4) Despite the president's praise of the UN, trashing of the previous administration, and grandiose proclamations that we are back on the Human Rights Council, there is little international concern over Iran. A few nations walked out during Ahmadinejad's rant, but most delegates stayed glued to their seats. Russia and China - the former recently appeased by the missile deal, the latter recently rebuffed with the tire tariff - are flush with cash and enjoy the notion that Iran bothers us more than it does them; they have not yet been hope-and-changed into helping Obama with his grand vision on the grounds that he is not Bush. Some look at our president and see a messiah; these two see a rookie in charge of a now-bankrupt country with $2-trillion-a-year deficits that is unsure what to do in two wars and in dire need of both imported oil and trillions in cash.

We can imagine that Europeans' "concern" will translate into something analogous to their effort in Afghanistan. Britain's past appeasement of the sailor-kidnapping Iranians, and its recent oil-prompted release to Libya of the Lockerbie murderer, will not create much worry in Tehran about British sanctions.

In short, there is nothing the international community can or will do about Iran's road to a small arsenal of nukes. What would work - an ironclad international boycott and embargo of Iran's oil exports and gasoline imports - is beyond Western statecraft. In this new Obama era of morally equivalent multiculturalism, we have no desire to stand for human rights and support the Iranian opposition in any meaningful way; and as for trying to appease either the Muslim world or Russia and China in hopes of getting help from them - well, no comment on that.

(5) We are no longer really an ally of Israel. Most of this administration's efforts in the Mideast have consisted of pressuring Israel in unilateral fashion. We are reaching out to Syria, the West Bank, and the Muslim world in general, while warning democratic Israel not to do a litany of things. The only mystery now is how far the estrangement extends. In that regard, Zbigniew Brzezinski's recent suggestion that we might shoot down Israeli planes on the way to Iran as they passed over Iraq is not as lunatic as it would have seemed last year.

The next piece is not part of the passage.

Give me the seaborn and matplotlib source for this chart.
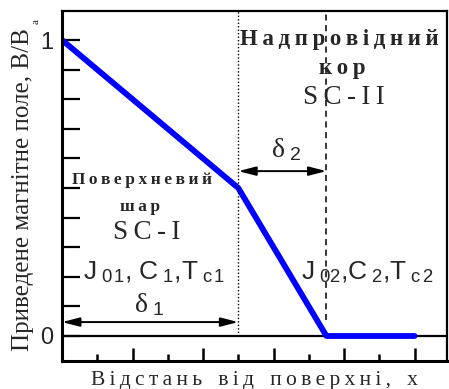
import matplotlib
matplotlib.use("Agg")
import matplotlib.pyplot as plt
from matplotlib.ticker import FixedLocator, FixedFormatter, NullFormatter
import numpy as np
import pandas as pd
import seaborn as sns

# Normalised field profile B/Ba versus depth from the surface
depth = [0.0, 5.0, 7.5, 10.0]
field_ratio = [1.0, 0.5, 0.0, 0.0]

# Layer boundaries: surface layer thickness and end of the penetration depth
surface_layer_end = 5.0
core_penetration_end = 7.5

y_tick_values = [round(v, 1) for v in np.arange(0, 1.01, 0.1)]
y_tick_labels = ["0"] + [""] * 9 + ["1"]

x_label_words = ["Відстань", "від", "поверхні,", "x"]
y_label = "Приведене магнітне поле, B/B"
y_label_sub = "a"
core_title = ["Надпровідний", "кор"]
layer_title = ["Поверхневий", "шар"]

sns.set_theme(style="ticks")
plt.rcParams["font.family"] = ["Liberation Serif", "DejaVu Serif"]
plt.rcParams["mathtext.fontset"] = "custom"
plt.rcParams["mathtext.rm"] = "Liberation Serif"
plt.rcParams["mathtext.sf"] = "Liberation Sans"
plt.rcParams["mathtext.it"] = "Liberation Serif"

TS = "\u2009"


def spaced(text):
    return TS.join(list(text))


df = pd.DataFrame({"x": depth, "b": field_ratio})

fig = plt.figure(figsize=(4.49, 3.89), dpi=100)
ax = fig.add_axes([62 / 449, 28 / 389, 385 / 449, 350 / 389])

sns.lineplot(data=df, x="x", y="b", ax=ax, color="#0000ff", lw=4.2,
             solid_capstyle="round", solid_joinstyle="round")

ax.set_xlim(0, 10.92)
ax.set_ylim(-0.0845, 1.098)

# zero level
ax.axhline(0, color="black", lw=1.6, zorder=1)

# layer boundaries
ax.vlines(surface_layer_end, 0, 1.098, colors="black", linestyles=(0, (1, 1.5)), lw=1.0)
ax.vlines(core_penetration_end, 0.054, 1.098, colors="black", linestyles=(0, (4, 3)), lw=1.1)

# thickness arrows
arrow_style = dict(arrowstyle="<|-|>,head_length=0.7,head_width=0.18", color="black",
                   lw=1.4, mutation_scale=15, shrinkA=0, shrinkB=0)
ax.annotate("", xy=(0, 0.047), xytext=(surface_layer_end, 0.047), arrowprops=arrow_style)
ax.annotate("", xy=(surface_layer_end, 0.557), xytext=(core_penetration_end, 0.557),
            arrowprops=arrow_style)

# ticks
ax.xaxis.set_major_locator(FixedLocator([2, 4, 6, 8, 10]))
ax.xaxis.set_minor_locator(FixedLocator([1, 3, 5, 7, 9]))
ax.xaxis.set_major_formatter(NullFormatter())
ax.tick_params(axis="x", which="major", direction="in", length=9.5, width=1.8, color="black")
ax.tick_params(axis="x", which="minor", direction="in", length=5, width=1.8, color="black")
ax.yaxis.set_major_locator(FixedLocator(y_tick_values))
ax.yaxis.set_major_formatter(FixedFormatter(y_tick_labels))
ax.tick_params(axis="y", which="major", direction="in", length=13, width=1.6, color="black",
               pad=6, labelsize=17)
for lab in ax.get_yticklabels():
    lab.set_fontfamily("Liberation Sans")

for side, w in [("left", 2.2), ("bottom", 2.2), ("top", 1.6), ("right", 1.6)]:
    ax.spines[side].set_visible(True)
    ax.spines[side].set_linewidth(w)
    ax.spines[side].set_color("black")

ax.set_xlabel("   ".join(spaced(w) for w in x_label_words), fontsize=15.5, labelpad=4)
ax.set_ylabel(y_label, fontsize=18, family="Liberation Serif")
ax.yaxis.set_label_coords(-0.072, 0.49)
fig.text(36 / 449, 1 - 22 / 389, y_label_sub, rotation=90, ha="center", va="center",
         fontsize=8, family="Liberation Serif")

# region annotations
ax.text(7.87, 1.003, spaced(core_title[0]), ha="center", va="center", fontsize=16.5, fontweight="bold")
ax.text(7.96, 0.905, spaced(core_title[1]), ha="center", va="center", fontsize=16.5, fontweight="bold")
ax.text(8.0, 0.807, spaced("SC-II"), ha="center", va="center", fontsize=19.5)
ax.text(6.37, 0.628, "$\\mathrm{δ}_{\\ \\mathsf{2}}$", ha="center", va="center", fontsize=20)

ax.text(2.28, 0.527, spaced(layer_title[0]), ha="center", va="center", fontsize=12.5, fontweight="bold")
ax.text(2.2, 0.436, spaced(layer_title[1]), ha="center", va="center", fontsize=12.5, fontweight="bold")
ax.text(2.4, 0.348, spaced("SC-I"), ha="center", va="center", fontsize=19.5)
ax.text(2.62, 0.215,
        "$\\mathsf{J}_{\\ \\mathsf{0}\\,\\mathsf{1}}\\mathsf{,}\\ \\mathsf{C}_{\\ \\mathsf{1}}"
        "\\mathsf{,}\\mathsf{T}_{\\ \\mathsf{c}\\,\\mathsf{1}}$",
        ha="center", va="center", fontsize=19)
ax.text(2.48, 0.105, "$\\mathrm{δ}_{\\ \\mathsf{1}}$", ha="center", va="center", fontsize=20)
ax.text(8.65, 0.215,
        "$\\mathsf{J}_{\\ \\mathsf{0}\\mathsf{2}}\\mathsf{,}\\mathsf{C}_{\\ \\mathsf{2}}"
        "\\mathsf{,}\\mathsf{T}_{\\ \\mathsf{c}\\,\\mathsf{2}}$",
        ha="center", va="center", fontsize=19)

fig.savefig("out.png", dpi=100)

I think the script is pretty clear: The world is either terrified or intrigued by the Iranian bomb program but will do nothing to stop it. The Western powers privately hope that Israel will do something, and if it does, the intervention may prove to be a military and diplomatic disaster (which is the bad choice, as opposed to the worse one of allowing a nuclear Iran) that will allow the U.S. and the West at last to decouple from this "rogue" nation.